Using muography, scientists find evidence of a possible hidden chamber

 

It could be the ultimate archaeological discovery: a previously unknown chamber lurking beneath the stones of the Great Pyramid at Giza in Egypt. Now, a team using a cutting edge imaging technique called muography has picked up signals indicating a hidden corridor behind the famous chevron blocks on the pyramid’s north face.

Muography can detect voids or empty spaces inside thick layers of earth or stone, and it is often used to plumb the depths of volcanoes. Muons are cosmic particles that hit the Earth at an average rate of 10,000 per m² per minute, though they can be absorbed or deflected by dense material. To find voids in rock, researchers set up muon-detecting plates inside a corridor in the pyramid, and they measured the amount of muons that hit over a period of 67 days. By analyzing absorption patterns in the muons that hit the plates, the researchers were able to create a 3D model showing where empty spaces might be in the structure.

What they found was an ambiguous void behind a stone chevron structure on the north face of the pyramid. This chevron is not a decoration—indeed, it would have been hidden behind the outer surface of the pyramid when it was completed 4,500 years ago. Instead, chevrons are often used to maintain structural integrity in areas with ceilings. It appears likely that additional chevron structures below the remaining one have fallen off the pyramid over time. The fact that these chevrons appear over the putative empty space offers further evidence that the team may have found a hidden chamber.

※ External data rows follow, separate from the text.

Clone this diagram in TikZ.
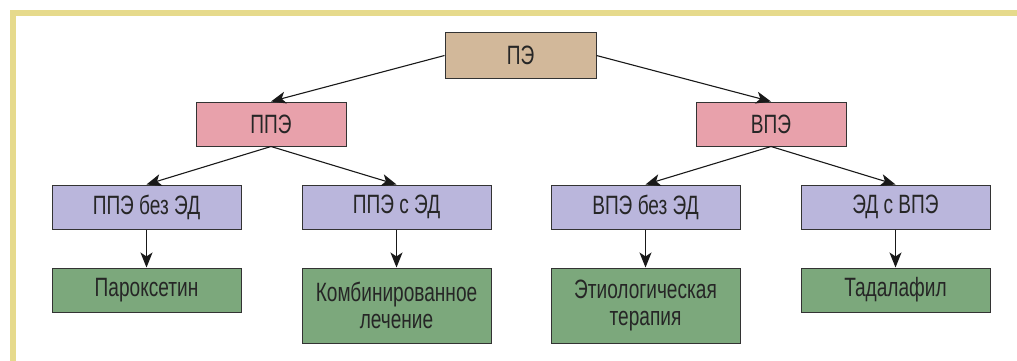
\documentclass[tikz,border=0pt]{standalone}
\usepackage{fontspec}
\setmainfont{Liberation Sans}[FakeStretch=0.72]
\usetikzlibrary{arrows.meta}
\definecolor{frameyel}{HTML}{E6DA8C}
\definecolor{tanc}{HTML}{D2B89A}
\definecolor{pinkc}{HTML}{E8A1AB}
\definecolor{lavc}{HTML}{BAB6DC}
\definecolor{greenc}{HTML}{7CA87C}
\definecolor{edgec}{HTML}{333333}
\tikzset{
  box/.style={draw=edgec, line width=1pt, rectangle, inner sep=0pt, align=center,
    font=\fontsize{26.5}{27.5}\selectfont, text=black!85},
  topbox/.style={box, fill=tanc, minimum width=151pt, minimum height=45pt},
  midbox/.style={box, fill=pinkc, minimum width=150pt, minimum height=44pt},
  subbox/.style={box, fill=lavc, minimum width=189pt, minimum height=44pt},
  leafbox/.style={box, fill=greenc, minimum width=189pt, minimum height=44pt},
  tallleaf/.style={leafbox, minimum height=75pt},
  arr/.style={draw=black!90, line width=1.1pt, -{Stealth[length=15pt,width=12pt,inset=4pt]}}
}
\begin{document}
\begin{tikzpicture}[x=1pt,y=-1pt]
\useasboundingbox (0,0) rectangle (1017,361);
\fill[white] (0,0) rectangle (1017,361);
\fill[frameyel] (10,10) rectangle (1017,16);
\fill[frameyel] (10,10) rectangle (16,361);

\node[topbox] (pe) at (520.5,55.5) {ПЭ};
\node[midbox] (ppe) at (271,124) {ППЭ};
\node[midbox] (vpe) at (771,124) {ВПЭ};
\node[subbox] (ppe1) at (146.5,207) {ППЭ без ЭД};
\node[subbox] (ppe2) at (396.5,207) {ППЭ с ЭД};
\node[subbox] (vpe1) at (645.5,207) {ВПЭ без ЭД};
\node[subbox] (vpe2) at (895.5,207) {ЭД с ВПЭ};
\node[leafbox] (t1) at (146.5,290) {Пароксетин};
\node[tallleaf] (t2) at (396.5,305.5) {Комбинированное\\лечение};
\node[tallleaf] (t3) at (645.5,305.5) {Этиологическая\\терапия};
\node[leafbox] (t4) at (895.5,290) {Тадалафил};

\draw[arr] (pe.west) -- (ppe.north);
\draw[arr] (pe.east) -- (vpe.north);
\draw[arr] (ppe.south) -- (ppe1.north);
\draw[arr] (ppe.south) -- (ppe2.north);
\draw[arr] (vpe.south) -- (vpe1.north);
\draw[arr] (vpe.south) -- (vpe2.north);
\draw[arr] (ppe1.south) -- (t1.north);
\draw[arr] (ppe2.south) -- (t2.north);
\draw[arr] (vpe1.south) -- (t3.north);
\draw[arr] (vpe2.south) -- (t4.north);
\end{tikzpicture}
\end{document}
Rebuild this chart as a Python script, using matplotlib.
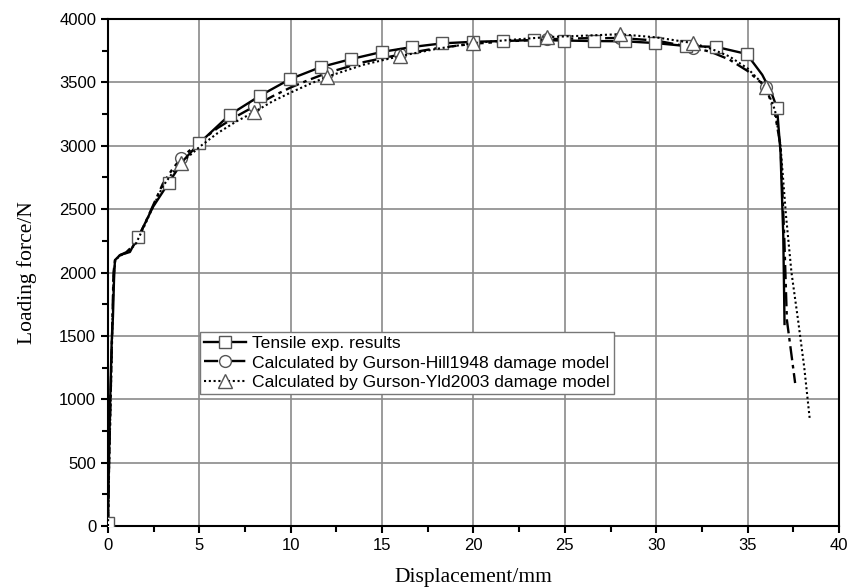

That said, many researchers are cautioning that we need to gather more evidence before we make plans to open the pyramid. For now, this is merely an anomaly, not a verified hidden chamber. Former Egyptian antiquities minister Zahi Hawass told Live Science that “the core [of the pyramid] has big and small stones, and this can show hollows everywhere.” He and his team have asked for another year of funding for the imaging group, called the Scan Pyramids Mission, to gather more data.

Scan Pyramids Mission previously used thermal imaging to look for anomalies in the Great Pyramid that might reveal the locations of hidden chambers. When the pyramid is heating up in the morning or cooling in the evening, solid areas exhibit a uniform temperature. But if there is an empty area beneath the surface, this can cause temperature fluctuations. The area identified by muography also showed heat anomalies, which is why the researchers brought in experts from Nagoya University in Japan to do muography.

The researchers are still doing muography within the Great Pyramid. They will have more data to release in the first few months of 2017.